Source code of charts
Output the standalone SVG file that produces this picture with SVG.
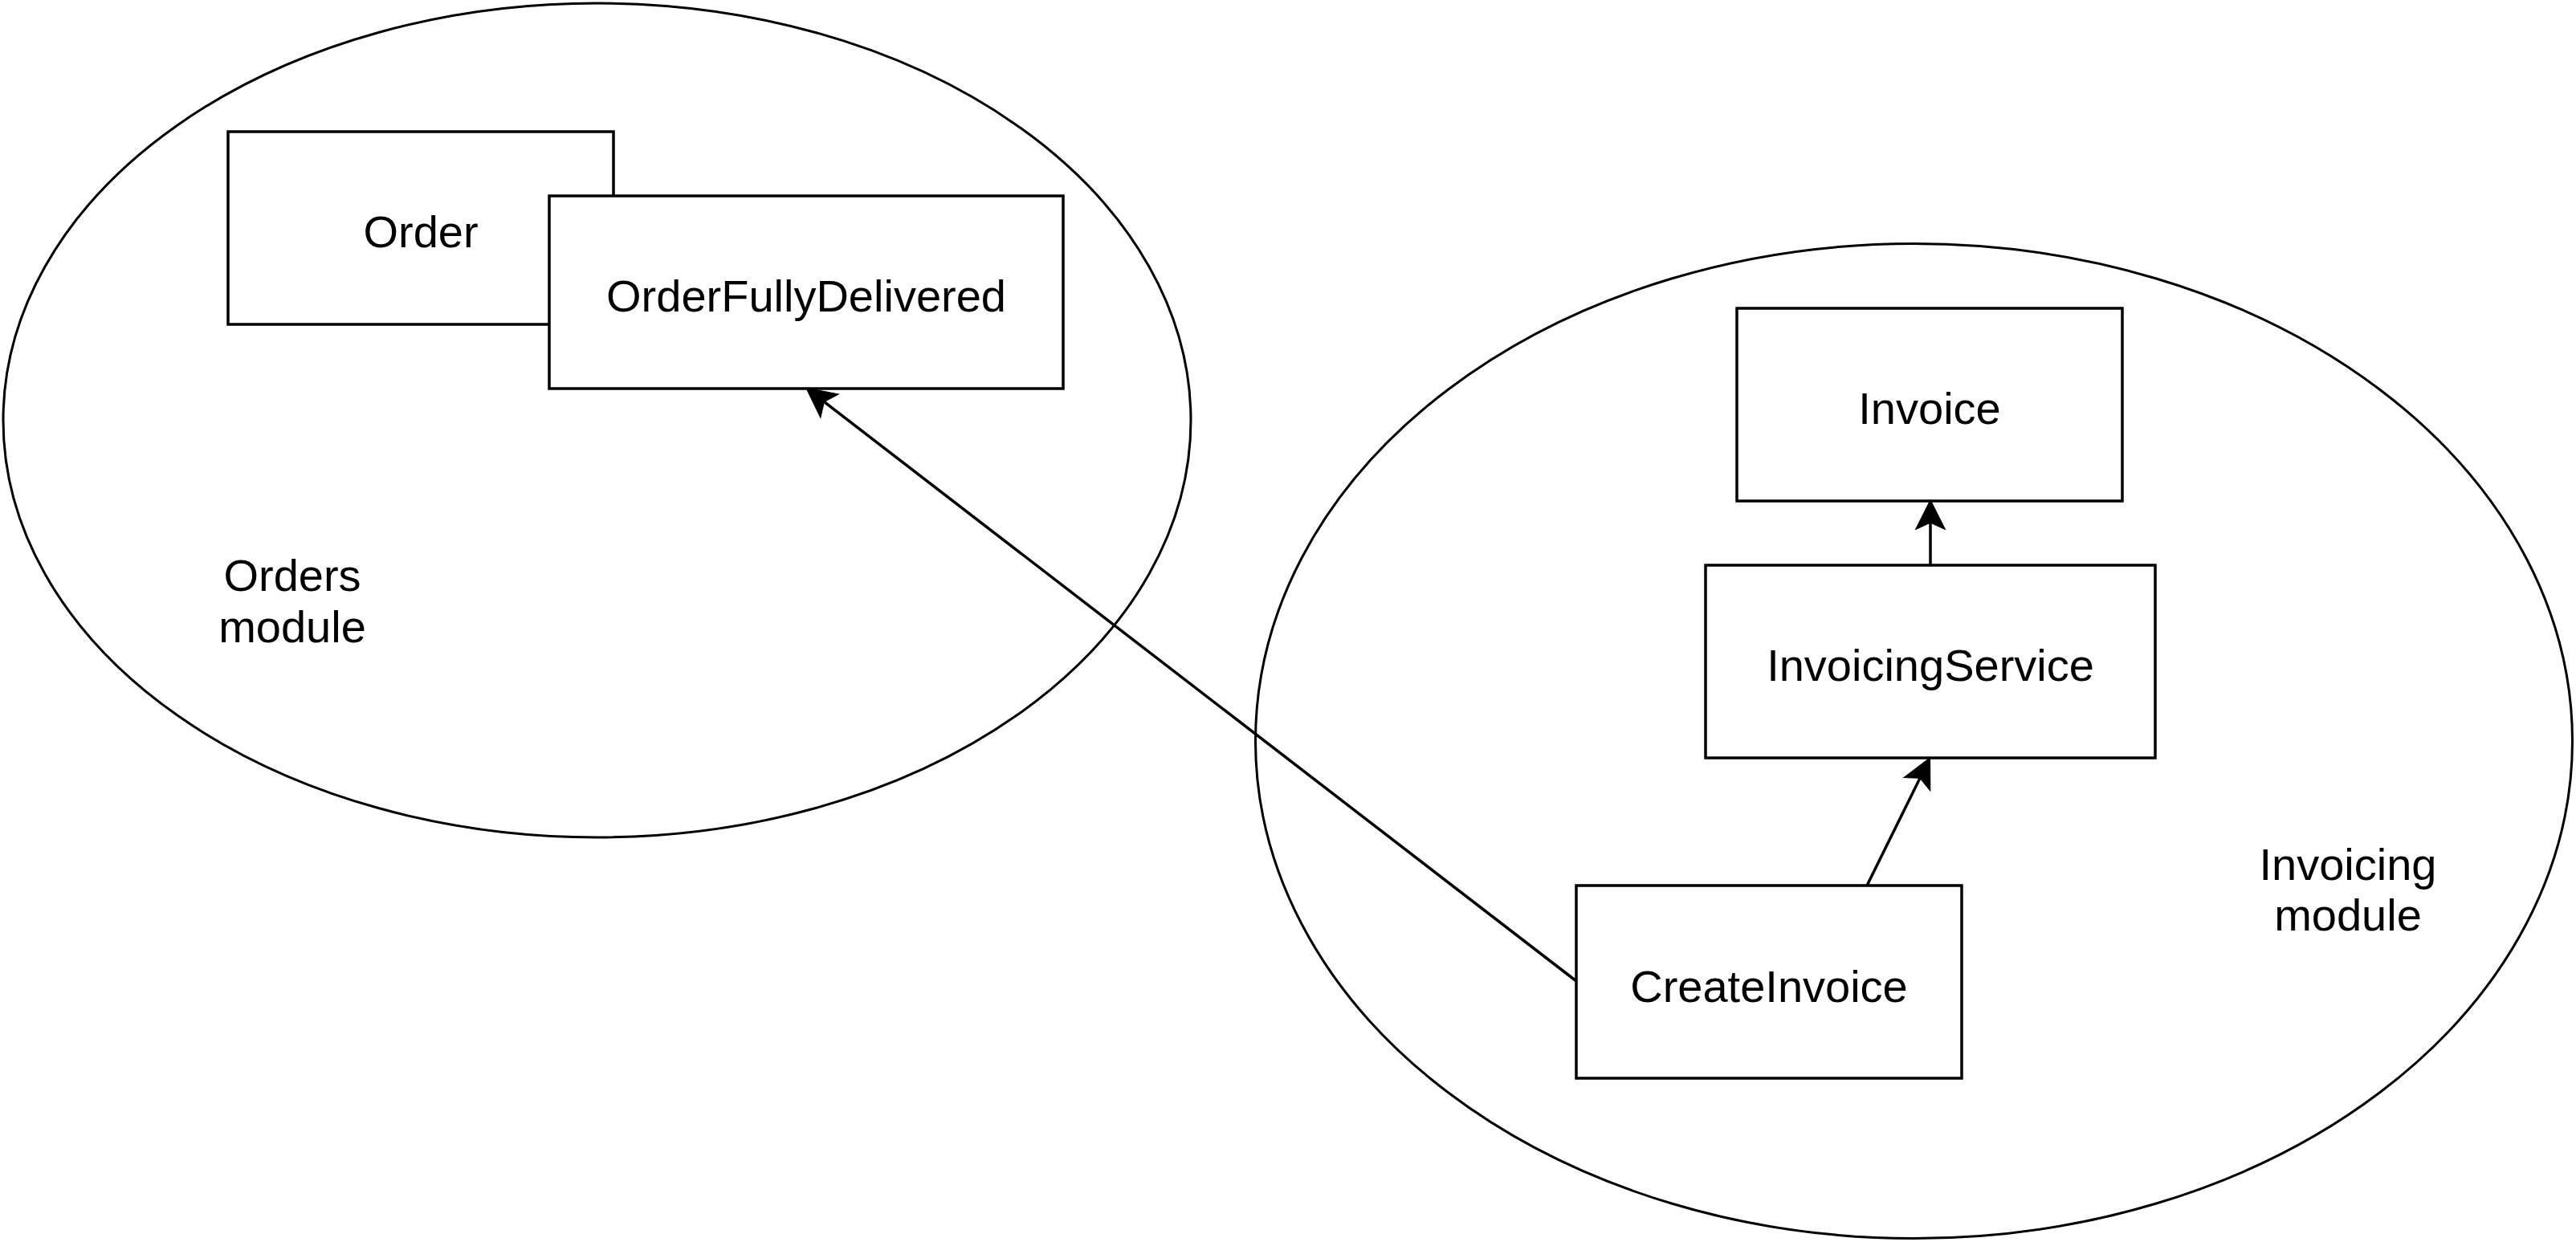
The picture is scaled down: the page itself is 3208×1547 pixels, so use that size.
<svg xmlns="http://www.w3.org/2000/svg" width="3208" height="1547" viewBox="0 0 3208 1547">
  <style>
    .mod { fill: none; stroke: #000; stroke-width: 3; }
    .box { fill: #fff; stroke: #000; stroke-width: 3.5; }
    .lbl { font-family: "Liberation Sans", Arial, sans-serif; font-size: 56px; fill: #000; text-anchor: middle; }
    .edge { fill: none; stroke: #000; stroke-width: 3.5; }
  </style>
  <defs>
    <marker id="arrow" markerUnits="userSpaceOnUse" markerWidth="40" markerHeight="40" viewBox="-1 -19 38 38" refX="8" refY="0" orient="auto">
      <path d="M0,-17.5 L35,0 L0,17.5 L8,0 Z" fill="#000" stroke="#000" stroke-width="1"/>
    </marker>
  </defs>
  <rect x="0" y="0" width="3208" height="1547" fill="#fff"/>

  <g id="orders-module">
    <ellipse class="mod" cx="743.5" cy="523.5" rx="739.5" ry="519.5"/>
    <text class="lbl" x="364" y="736">Orders</text>
    <text class="lbl" x="364" y="800">module</text>
  </g>

  <g id="invoicing-module">
    <ellipse class="mod" cx="2383.5" cy="923" rx="820" ry="619.5"/>
    <text class="lbl" x="2924" y="1096">Invoicing</text>
    <text class="lbl" x="2924" y="1159">module</text>
  </g>

  <g id="order">
    <rect class="box" x="284" y="164" width="480" height="240"/>
    <text class="lbl" x="524" y="308">Order</text>
  </g>

  <g id="order-fully-delivered">
    <rect class="box" x="684" y="244" width="640" height="240"/>
    <text class="lbl" x="1004" y="388">OrderFullyDelivered</text>
  </g>

  <g id="invoice">
    <rect class="box" x="2163" y="384" width="480" height="240"/>
    <text class="lbl" x="2403" y="528">Invoice</text>
  </g>

  <g id="invoicing-service">
    <rect class="box" x="2124" y="704" width="560" height="240"/>
    <text class="lbl" x="2404" y="848">InvoicingService</text>
  </g>

  <g id="create-invoice">
    <rect class="box" x="1963" y="1103" width="480" height="240"/>
    <text class="lbl" x="2203" y="1248">CreateInvoice</text>
  </g>

  <g id="connectors">
    <path class="edge" d="M1963,1222 L1026.4,500.5" marker-end="url(#arrow)"/>
    <path class="edge" d="M2325,1103 L2391,969.2" marker-end="url(#arrow)"/>
    <path class="edge" d="M2404,704 L2404,651" marker-end="url(#arrow)"/>
  </g>
</svg>
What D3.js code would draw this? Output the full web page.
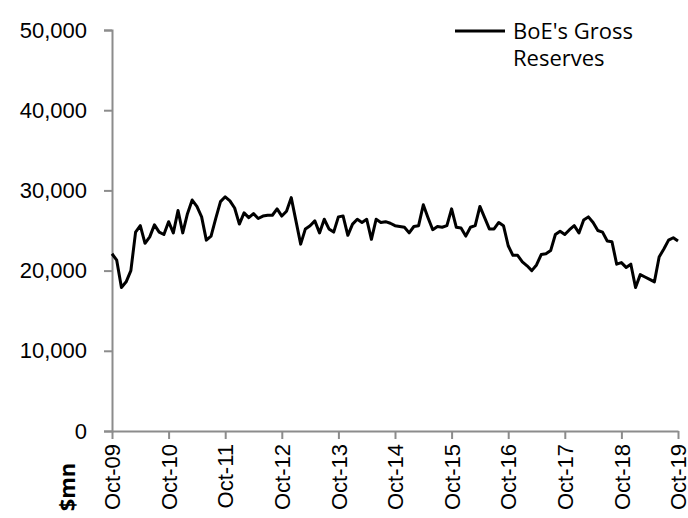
<!DOCTYPE html>
<html>
<head>
<meta charset="utf-8">
<script src="https://cdn.jsdelivr.net/npm/d3@7"></script>
<style>
  body { margin: 0; background: #fff; }
  svg { display: block; font-family: "Open Sans", "Noto Sans", sans-serif; }
</style>
</head>
<body>
<svg id="chart" width="688" height="518"></svg>
<script>
// monthly gross reserves, $mn, Oct-09 .. Oct-19
const reserves = [
  22100, 21300, 17900, 18600, 20000, 24800, 25600, 23400, 24200, 25700,
  24800, 24500, 26100, 24700, 27500, 24700, 27100, 28800, 28000, 26700,
  23800, 24300, 26500, 28600, 29200, 28700, 27800, 25800, 27200, 26600,
  27100, 26500, 26800, 26900, 26900, 27700, 26800, 27400, 29100, 26200,
  23300, 25200, 25600, 26200, 24700, 26400, 25200, 24800, 26700, 26800,
  24400, 25800, 26400, 26000, 26400, 23900, 26400, 26000, 26100, 25900,
  25600, 25500, 25400, 24700, 25500, 25600, 28200, 26600, 25100, 25500,
  25400, 25600, 27700, 25400, 25300, 24300, 25400, 25600, 28000, 26600,
  25200, 25200, 26000, 25600, 23100, 21900, 21900, 21100, 20600, 20000,
  20700, 22000, 22100, 22500, 24500, 24900, 24500, 25100, 25600, 24700,
  26300, 26700, 26000, 25000, 24800, 23700, 23600, 20800, 21000, 20400,
  20800, 17900, 19500, 19200, 18900, 18600, 21700, 22700, 23800, 24100,
  23700
];
const tickLabels = ["Oct-09", "Oct-10", "Oct-11", "Oct-12", "Oct-13", "Oct-14",
                    "Oct-15", "Oct-16", "Oct-17", "Oct-18", "Oct-19"];
const yTicks = [0, 10000, 20000, 30000, 40000, 50000];
const seriesName = ["BoE's Gross", "Reserves"];
const unitLabel = "$mn";

const svg = d3.select("#chart");
const margin = { left: 112, right: 10, top: 30, bottom: 87 };
const width = 688, height = 518;

const x = d3.scaleLinear()
  .domain([0, reserves.length - 1])
  .range([margin.left, 678]);
const y = d3.scaleLinear()
  .domain([0, 50000])
  .range([height - margin.bottom, margin.top]);

const axisColor = "#8c8c8c";
const fontSize = "22px";

// y axis
const yAxis = svg.append("g")
  .attr("transform", `translate(${margin.left},0)`)
  .call(d3.axisLeft(y).tickValues(yTicks).tickSize(8).tickPadding(17)
    .tickFormat(d3.format(",")));
yAxis.select(".domain").attr("stroke", axisColor).attr("stroke-width", 2);
yAxis.selectAll(".tick line").attr("stroke", axisColor).attr("stroke-width", 2);
yAxis.selectAll(".tick text")
  .attr("fill", "#000")
  .style("font-size", fontSize)
  .style("font-family", "inherit");

// x axis, one tick each October
const xAxis = svg.append("g")
  .attr("transform", `translate(0,${y(0)})`)
  .call(d3.axisBottom(x)
    .tickValues(tickLabels.map((d, i) => i * 12))
    .tickSize(8)
    .tickSizeOuter(0)
    .tickFormat((d, i) => tickLabels[i]));
xAxis.select(".domain").attr("stroke", axisColor).attr("stroke-width", 2);
xAxis.selectAll(".tick line").attr("stroke", axisColor).attr("stroke-width", 2);
xAxis.selectAll(".tick text")
  .attr("fill", "#000")
  .style("font-size", fontSize)
  .style("font-family", "inherit")
  .attr("text-anchor", "end")
  .attr("transform", "rotate(-90)")
  .attr("x", -13)
  .attr("y", 0)
  .attr("dy", "0.35em");

// the line
svg.append("path")
  .datum(reserves)
  .attr("fill", "none")
  .attr("stroke", "#000")
  .attr("stroke-width", 3)
  .attr("stroke-linejoin", "round")
  .attr("d", d3.line()
    .x((d, i) => x(i))
    .y(d => y(d)));

// legend
const legend = svg.append("g").attr("transform", "translate(455,31)");
legend.append("line")
  .attr("x1", 0).attr("x2", 50)
  .attr("y1", 0).attr("y2", 0)
  .attr("stroke", "#000")
  .attr("stroke-width", 3);
legend.selectAll("text")
  .data(seriesName)
  .enter()
  .append("text")
  .attr("x", 58)
  .attr("y", (d, i) => 8 + i * 27)
  .style("font-size", fontSize)
  .text(d => d);

// unit label
svg.append("text")
  .attr("transform", "translate(75,487) rotate(-90)")
  .attr("text-anchor", "middle")
  .style("font-size", fontSize)
  .style("font-weight", "bold")
  .text(unitLabel);
</script>
</body>
</html>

*DIRECTIONS:*
Return the whole listing, word for word, and leave out every picture.

*SOLVED EXERCISE:*
Output the standalone SVG file that produces this picture with SVG.
The picture is scaled down: the page itself is 3208×1547 pixels, so use that size.
<svg xmlns="http://www.w3.org/2000/svg" width="3208" height="1547" viewBox="0 0 3208 1547">
  <style>
    .mod { fill: none; stroke: #000; stroke-width: 3; }
    .box { fill: #fff; stroke: #000; stroke-width: 3.5; }
    .lbl { font-family: "Liberation Sans", Arial, sans-serif; font-size: 56px; fill: #000; text-anchor: middle; }
    .edge { fill: none; stroke: #000; stroke-width: 3.5; }
  </style>
  <defs>
    <marker id="arrow" markerUnits="userSpaceOnUse" markerWidth="40" markerHeight="40" viewBox="-1 -19 38 38" refX="8" refY="0" orient="auto">
      <path d="M0,-17.5 L35,0 L0,17.5 L8,0 Z" fill="#000" stroke="#000" stroke-width="1"/>
    </marker>
  </defs>
  <rect x="0" y="0" width="3208" height="1547" fill="#fff"/>

  <g id="orders-module">
    <ellipse class="mod" cx="743.5" cy="523.5" rx="739.5" ry="519.5"/>
    <text class="lbl" x="364" y="736">Orders</text>
    <text class="lbl" x="364" y="800">module</text>
  </g>

  <g id="invoicing-module">
    <ellipse class="mod" cx="2383.5" cy="923" rx="820" ry="619.5"/>
    <text class="lbl" x="2924" y="1096">Invoicing</text>
    <text class="lbl" x="2924" y="1159">module</text>
  </g>

  <g id="order">
    <rect class="box" x="284" y="164" width="480" height="240"/>
    <text class="lbl" x="524" y="308">Order</text>
  </g>

  <g id="order-fully-delivered">
    <rect class="box" x="684" y="244" width="640" height="240"/>
    <text class="lbl" x="1004" y="388">OrderFullyDelivered</text>
  </g>

  <g id="invoice">
    <rect class="box" x="2163" y="384" width="480" height="240"/>
    <text class="lbl" x="2403" y="528">Invoice</text>
  </g>

  <g id="invoicing-service">
    <rect class="box" x="2124" y="704" width="560" height="240"/>
    <text class="lbl" x="2404" y="848">InvoicingService</text>
  </g>

  <g id="create-invoice">
    <rect class="box" x="1963" y="1103" width="480" height="240"/>
    <text class="lbl" x="2203" y="1248">CreateInvoice</text>
  </g>

  <g id="connectors">
    <path class="edge" d="M1963,1222 L1026.4,500.5" marker-end="url(#arrow)"/>
    <path class="edge" d="M2325,1103 L2391,969.2" marker-end="url(#arrow)"/>
    <path class="edge" d="M2404,704 L2404,651" marker-end="url(#arrow)"/>
  </g>
</svg>
What D3.js code would draw this? Output the full web page.
<!DOCTYPE html>
<html>
<head>
<meta charset="utf-8">
<script src="https://cdn.jsdelivr.net/npm/d3@7"></script>
<style>
  body { margin: 0; background: #fff; }
  svg { display: block; font-family: "Open Sans", "Noto Sans", sans-serif; }
</style>
</head>
<body>
<svg id="chart" width="688" height="518"></svg>
<script>
// monthly gross reserves, $mn, Oct-09 .. Oct-19
const reserves = [
  22100, 21300, 17900, 18600, 20000, 24800, 25600, 23400, 24200, 25700,
  24800, 24500, 26100, 24700, 27500, 24700, 27100, 28800, 28000, 26700,
  23800, 24300, 26500, 28600, 29200, 28700, 27800, 25800, 27200, 26600,
  27100, 26500, 26800, 26900, 26900, 27700, 26800, 27400, 29100, 26200,
  23300, 25200, 25600, 26200, 24700, 26400, 25200, 24800, 26700, 26800,
  24400, 25800, 26400, 26000, 26400, 23900, 26400, 26000, 26100, 25900,
  25600, 25500, 25400, 24700, 25500, 25600, 28200, 26600, 25100, 25500,
  25400, 25600, 27700, 25400, 25300, 24300, 25400, 25600, 28000, 26600,
  25200, 25200, 26000, 25600, 23100, 21900, 21900, 21100, 20600, 20000,
  20700, 22000, 22100, 22500, 24500, 24900, 24500, 25100, 25600, 24700,
  26300, 26700, 26000, 25000, 24800, 23700, 23600, 20800, 21000, 20400,
  20800, 17900, 19500, 19200, 18900, 18600, 21700, 22700, 23800, 24100,
  23700
];
const tickLabels = ["Oct-09", "Oct-10", "Oct-11", "Oct-12", "Oct-13", "Oct-14",
                    "Oct-15", "Oct-16", "Oct-17", "Oct-18", "Oct-19"];
const yTicks = [0, 10000, 20000, 30000, 40000, 50000];
const seriesName = ["BoE's Gross", "Reserves"];
const unitLabel = "$mn";

const svg = d3.select("#chart");
const margin = { left: 112, right: 10, top: 30, bottom: 87 };
const width = 688, height = 518;

const x = d3.scaleLinear()
  .domain([0, reserves.length - 1])
  .range([margin.left, 678]);
const y = d3.scaleLinear()
  .domain([0, 50000])
  .range([height - margin.bottom, margin.top]);

const axisColor = "#8c8c8c";
const fontSize = "22px";

// y axis
const yAxis = svg.append("g")
  .attr("transform", `translate(${margin.left},0)`)
  .call(d3.axisLeft(y).tickValues(yTicks).tickSize(8).tickPadding(17)
    .tickFormat(d3.format(",")));
yAxis.select(".domain").attr("stroke", axisColor).attr("stroke-width", 2);
yAxis.selectAll(".tick line").attr("stroke", axisColor).attr("stroke-width", 2);
yAxis.selectAll(".tick text")
  .attr("fill", "#000")
  .style("font-size", fontSize)
  .style("font-family", "inherit");

// x axis, one tick each October
const xAxis = svg.append("g")
  .attr("transform", `translate(0,${y(0)})`)
  .call(d3.axisBottom(x)
    .tickValues(tickLabels.map((d, i) => i * 12))
    .tickSize(8)
    .tickSizeOuter(0)
    .tickFormat((d, i) => tickLabels[i]));
xAxis.select(".domain").attr("stroke", axisColor).attr("stroke-width", 2);
xAxis.selectAll(".tick line").attr("stroke", axisColor).attr("stroke-width", 2);
xAxis.selectAll(".tick text")
  .attr("fill", "#000")
  .style("font-size", fontSize)
  .style("font-family", "inherit")
  .attr("text-anchor", "end")
  .attr("transform", "rotate(-90)")
  .attr("x", -13)
  .attr("y", 0)
  .attr("dy", "0.35em");

// the line
svg.append("path")
  .datum(reserves)
  .attr("fill", "none")
  .attr("stroke", "#000")
  .attr("stroke-width", 3)
  .attr("stroke-linejoin", "round")
  .attr("d", d3.line()
    .x((d, i) => x(i))
    .y(d => y(d)));

// legend
const legend = svg.append("g").attr("transform", "translate(455,31)");
legend.append("line")
  .attr("x1", 0).attr("x2", 50)
  .attr("y1", 0).attr("y2", 0)
  .attr("stroke", "#000")
  .attr("stroke-width", 3);
legend.selectAll("text")
  .data(seriesName)
  .enter()
  .append("text")
  .attr("x", 58)
  .attr("y", (d, i) => 8 + i * 27)
  .style("font-size", fontSize)
  .text(d => d);

// unit label
svg.append("text")
  .attr("transform", "translate(75,487) rotate(-90)")
  .attr("text-anchor", "middle")
  .style("font-size", fontSize)
  .style("font-weight", "bold")
  .text(unitLabel);
</script>
</body>
</html>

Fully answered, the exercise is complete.